> **EXERCISE**: Quote, verbatim, all material below, without pictures.

> **GIVEN INFORMATION**:
────────────────────

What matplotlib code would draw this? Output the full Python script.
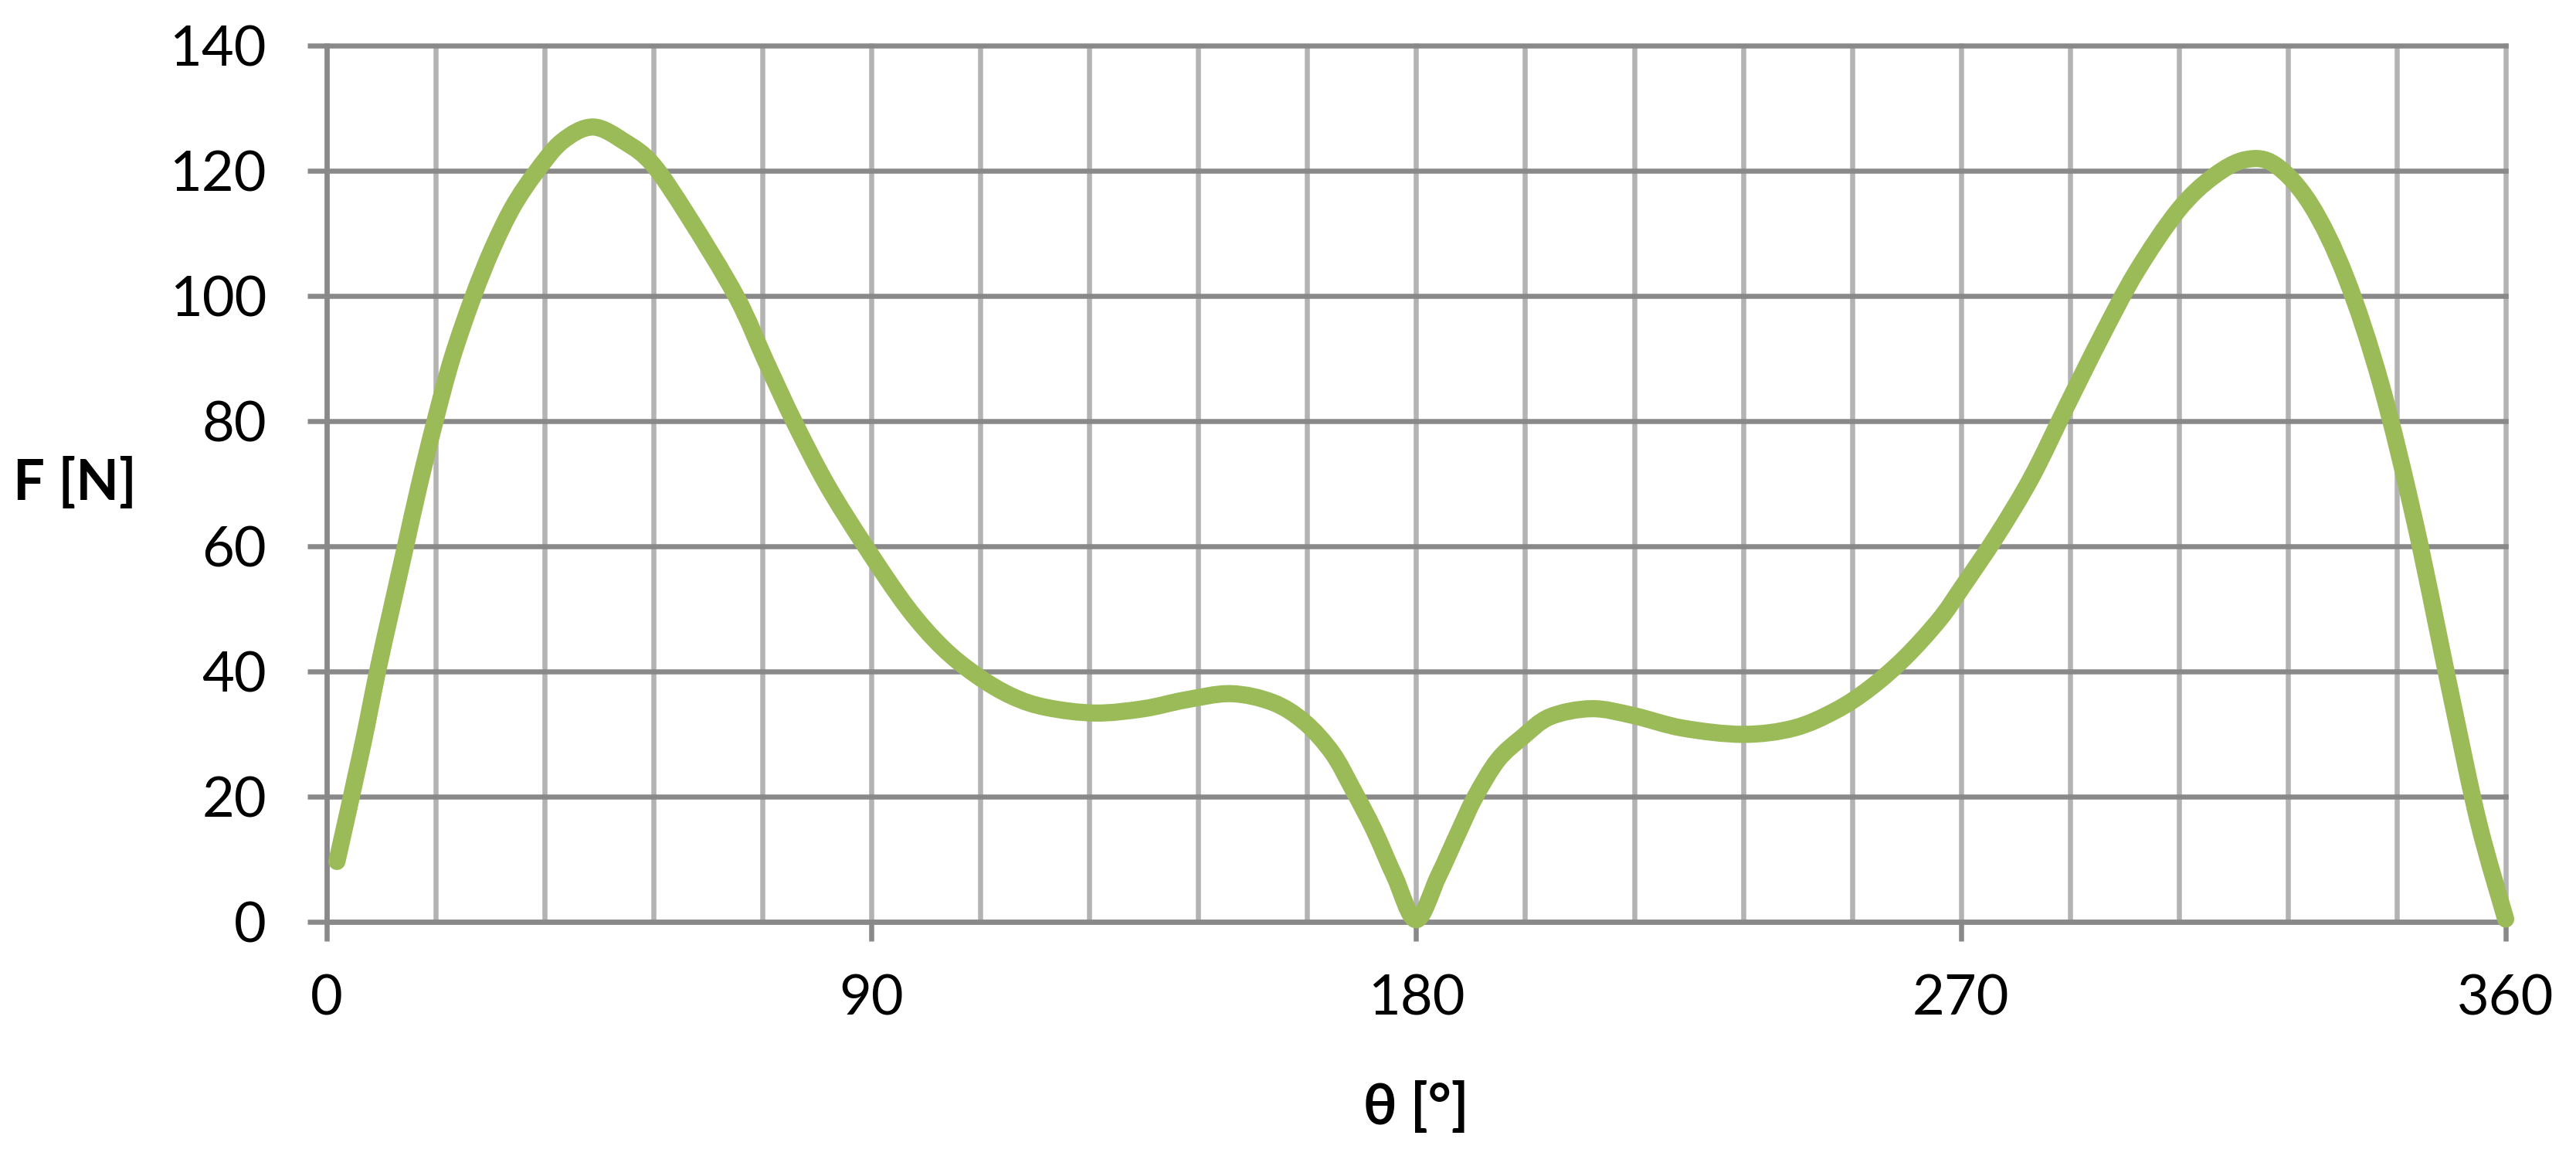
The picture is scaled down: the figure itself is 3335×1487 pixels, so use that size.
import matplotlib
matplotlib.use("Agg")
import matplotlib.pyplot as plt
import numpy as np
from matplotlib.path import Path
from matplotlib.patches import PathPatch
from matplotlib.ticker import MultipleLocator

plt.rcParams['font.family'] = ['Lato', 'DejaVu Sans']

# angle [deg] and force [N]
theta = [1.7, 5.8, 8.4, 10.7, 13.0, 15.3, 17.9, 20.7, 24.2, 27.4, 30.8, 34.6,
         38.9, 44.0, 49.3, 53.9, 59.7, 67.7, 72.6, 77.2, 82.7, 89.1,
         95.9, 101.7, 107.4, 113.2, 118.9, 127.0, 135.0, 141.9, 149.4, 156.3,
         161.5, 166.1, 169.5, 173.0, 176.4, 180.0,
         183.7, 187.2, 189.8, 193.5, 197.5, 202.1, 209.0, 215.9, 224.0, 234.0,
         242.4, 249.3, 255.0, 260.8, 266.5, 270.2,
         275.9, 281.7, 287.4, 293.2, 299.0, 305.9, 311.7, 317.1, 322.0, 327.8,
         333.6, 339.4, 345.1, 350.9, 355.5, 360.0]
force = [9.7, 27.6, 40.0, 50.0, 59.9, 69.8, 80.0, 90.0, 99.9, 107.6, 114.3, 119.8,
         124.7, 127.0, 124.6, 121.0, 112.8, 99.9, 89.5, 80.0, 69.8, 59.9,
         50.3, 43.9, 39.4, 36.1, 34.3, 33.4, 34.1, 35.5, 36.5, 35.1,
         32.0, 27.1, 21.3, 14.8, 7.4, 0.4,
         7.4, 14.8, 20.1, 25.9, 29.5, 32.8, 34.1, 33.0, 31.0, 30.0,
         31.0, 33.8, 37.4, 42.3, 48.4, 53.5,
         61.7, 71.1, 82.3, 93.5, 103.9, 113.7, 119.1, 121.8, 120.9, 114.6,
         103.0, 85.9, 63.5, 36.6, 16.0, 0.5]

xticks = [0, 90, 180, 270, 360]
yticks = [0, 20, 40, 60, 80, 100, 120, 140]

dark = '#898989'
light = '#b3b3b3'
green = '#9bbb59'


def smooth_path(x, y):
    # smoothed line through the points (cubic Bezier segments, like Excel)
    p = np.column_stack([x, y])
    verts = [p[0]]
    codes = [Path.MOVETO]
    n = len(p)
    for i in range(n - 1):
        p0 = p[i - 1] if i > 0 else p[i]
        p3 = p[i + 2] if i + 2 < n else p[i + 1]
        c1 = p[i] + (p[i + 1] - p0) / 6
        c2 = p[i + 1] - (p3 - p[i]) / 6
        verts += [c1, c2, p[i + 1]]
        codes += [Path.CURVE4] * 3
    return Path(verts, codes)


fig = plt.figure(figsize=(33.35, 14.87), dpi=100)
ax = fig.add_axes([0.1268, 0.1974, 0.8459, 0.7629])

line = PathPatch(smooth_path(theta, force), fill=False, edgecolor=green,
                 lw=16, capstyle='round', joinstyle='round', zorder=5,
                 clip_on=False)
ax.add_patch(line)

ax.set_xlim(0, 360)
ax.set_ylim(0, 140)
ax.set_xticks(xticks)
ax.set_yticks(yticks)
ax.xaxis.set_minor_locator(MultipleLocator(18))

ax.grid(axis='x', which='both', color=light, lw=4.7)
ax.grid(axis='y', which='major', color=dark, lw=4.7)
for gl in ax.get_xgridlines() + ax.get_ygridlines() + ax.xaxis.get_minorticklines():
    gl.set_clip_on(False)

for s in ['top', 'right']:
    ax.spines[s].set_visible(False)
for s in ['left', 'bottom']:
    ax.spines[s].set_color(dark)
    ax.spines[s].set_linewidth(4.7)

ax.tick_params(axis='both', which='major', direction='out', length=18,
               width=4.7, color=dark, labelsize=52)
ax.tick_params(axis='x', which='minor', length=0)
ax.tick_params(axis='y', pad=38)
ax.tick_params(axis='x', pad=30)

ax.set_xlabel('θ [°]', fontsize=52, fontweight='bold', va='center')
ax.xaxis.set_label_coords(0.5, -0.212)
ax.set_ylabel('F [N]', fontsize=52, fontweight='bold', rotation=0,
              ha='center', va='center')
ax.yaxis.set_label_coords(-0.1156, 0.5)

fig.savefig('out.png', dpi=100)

────────────────────

> **SOLUTION TO THE PROBLEM**:
What matplotlib code would draw this? Output the full Python script.
The picture is scaled down: the figure itself is 3335×1487 pixels, so use that size.
import matplotlib
matplotlib.use("Agg")
import matplotlib.pyplot as plt
import numpy as np
from matplotlib.path import Path
from matplotlib.patches import PathPatch
from matplotlib.ticker import MultipleLocator

plt.rcParams['font.family'] = ['Lato', 'DejaVu Sans']

# angle [deg] and force [N]
theta = [1.7, 5.8, 8.4, 10.7, 13.0, 15.3, 17.9, 20.7, 24.2, 27.4, 30.8, 34.6,
         38.9, 44.0, 49.3, 53.9, 59.7, 67.7, 72.6, 77.2, 82.7, 89.1,
         95.9, 101.7, 107.4, 113.2, 118.9, 127.0, 135.0, 141.9, 149.4, 156.3,
         161.5, 166.1, 169.5, 173.0, 176.4, 180.0,
         183.7, 187.2, 189.8, 193.5, 197.5, 202.1, 209.0, 215.9, 224.0, 234.0,
         242.4, 249.3, 255.0, 260.8, 266.5, 270.2,
         275.9, 281.7, 287.4, 293.2, 299.0, 305.9, 311.7, 317.1, 322.0, 327.8,
         333.6, 339.4, 345.1, 350.9, 355.5, 360.0]
force = [9.7, 27.6, 40.0, 50.0, 59.9, 69.8, 80.0, 90.0, 99.9, 107.6, 114.3, 119.8,
         124.7, 127.0, 124.6, 121.0, 112.8, 99.9, 89.5, 80.0, 69.8, 59.9,
         50.3, 43.9, 39.4, 36.1, 34.3, 33.4, 34.1, 35.5, 36.5, 35.1,
         32.0, 27.1, 21.3, 14.8, 7.4, 0.4,
         7.4, 14.8, 20.1, 25.9, 29.5, 32.8, 34.1, 33.0, 31.0, 30.0,
         31.0, 33.8, 37.4, 42.3, 48.4, 53.5,
         61.7, 71.1, 82.3, 93.5, 103.9, 113.7, 119.1, 121.8, 120.9, 114.6,
         103.0, 85.9, 63.5, 36.6, 16.0, 0.5]

xticks = [0, 90, 180, 270, 360]
yticks = [0, 20, 40, 60, 80, 100, 120, 140]

dark = '#898989'
light = '#b3b3b3'
green = '#9bbb59'


def smooth_path(x, y):
    # smoothed line through the points (cubic Bezier segments, like Excel)
    p = np.column_stack([x, y])
    verts = [p[0]]
    codes = [Path.MOVETO]
    n = len(p)
    for i in range(n - 1):
        p0 = p[i - 1] if i > 0 else p[i]
        p3 = p[i + 2] if i + 2 < n else p[i + 1]
        c1 = p[i] + (p[i + 1] - p0) / 6
        c2 = p[i + 1] - (p3 - p[i]) / 6
        verts += [c1, c2, p[i + 1]]
        codes += [Path.CURVE4] * 3
    return Path(verts, codes)


fig = plt.figure(figsize=(33.35, 14.87), dpi=100)
ax = fig.add_axes([0.1268, 0.1974, 0.8459, 0.7629])

line = PathPatch(smooth_path(theta, force), fill=False, edgecolor=green,
                 lw=16, capstyle='round', joinstyle='round', zorder=5,
                 clip_on=False)
ax.add_patch(line)

ax.set_xlim(0, 360)
ax.set_ylim(0, 140)
ax.set_xticks(xticks)
ax.set_yticks(yticks)
ax.xaxis.set_minor_locator(MultipleLocator(18))

ax.grid(axis='x', which='both', color=light, lw=4.7)
ax.grid(axis='y', which='major', color=dark, lw=4.7)
for gl in ax.get_xgridlines() + ax.get_ygridlines() + ax.xaxis.get_minorticklines():
    gl.set_clip_on(False)

for s in ['top', 'right']:
    ax.spines[s].set_visible(False)
for s in ['left', 'bottom']:
    ax.spines[s].set_color(dark)
    ax.spines[s].set_linewidth(4.7)

ax.tick_params(axis='both', which='major', direction='out', length=18,
               width=4.7, color=dark, labelsize=52)
ax.tick_params(axis='x', which='minor', length=0)
ax.tick_params(axis='y', pad=38)
ax.tick_params(axis='x', pad=30)

ax.set_xlabel('θ [°]', fontsize=52, fontweight='bold', va='center')
ax.xaxis.set_label_coords(0.5, -0.212)
ax.set_ylabel('F [N]', fontsize=52, fontweight='bold', rotation=0,
              ha='center', va='center')
ax.yaxis.set_label_coords(-0.1156, 0.5)

fig.savefig('out.png', dpi=100)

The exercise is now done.